09 Sep 2023

Reading and writing

As I’ve said before, I like to cycle the productivity tools I use from time to time. A change is as good as a rest, and all that.

Today I’m using two tools for reading, and another two for writing.

Reading

After many happy years I’ve dropped Pocket for reading. I used it as a primary reading/triage tool, but it’s become a struggle to find things in it again, despite being a paid user. I’ve now switched to Readwise Reader (FAQ, Invite) which I find a mess in many ways but it is working for me.

I send things to Reader, manually or via email rules. There, I delete, or highlight and archive, and the search works. And yes, I make heavy use of the GPT summarisation and “ask a question of this document” feature.

The alternative I’m tracking is Omnivore, which has a better UI, but doesn’t render content as nicely (yet). Update Dec 2023: I’ve now switched from Readwise over to Omnivore as the reading experience is now better there.

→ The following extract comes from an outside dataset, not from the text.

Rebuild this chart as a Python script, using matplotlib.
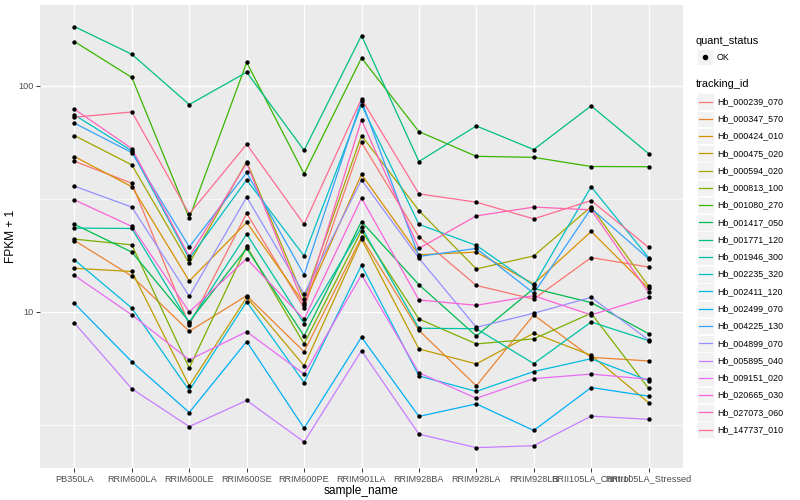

For academic papers, I’m using one of the paid tiers of Zotero. It has a good search interface, can export bibliographies, and the PDF reader and pen interface works well.

Writing

For notes, I’ve been using Bear for a few years. It’s a Markdown-based document tool, like Obsidian but costs money, has fewer features, is closed source, and is Apple-specific. But it’s rock solid and fast. I use it more or less like a file system, dropping attachments into docs, and searching for them when I need.

When it comes to longer form writing, I return to iA Writer. I use this over Bear for longer content as it’s easier to split sections into different documents and combine them into a single PDF or Word doc after.

Conclusion

These tools have survived the test of time for me, and while not perfect, are worth a look I think.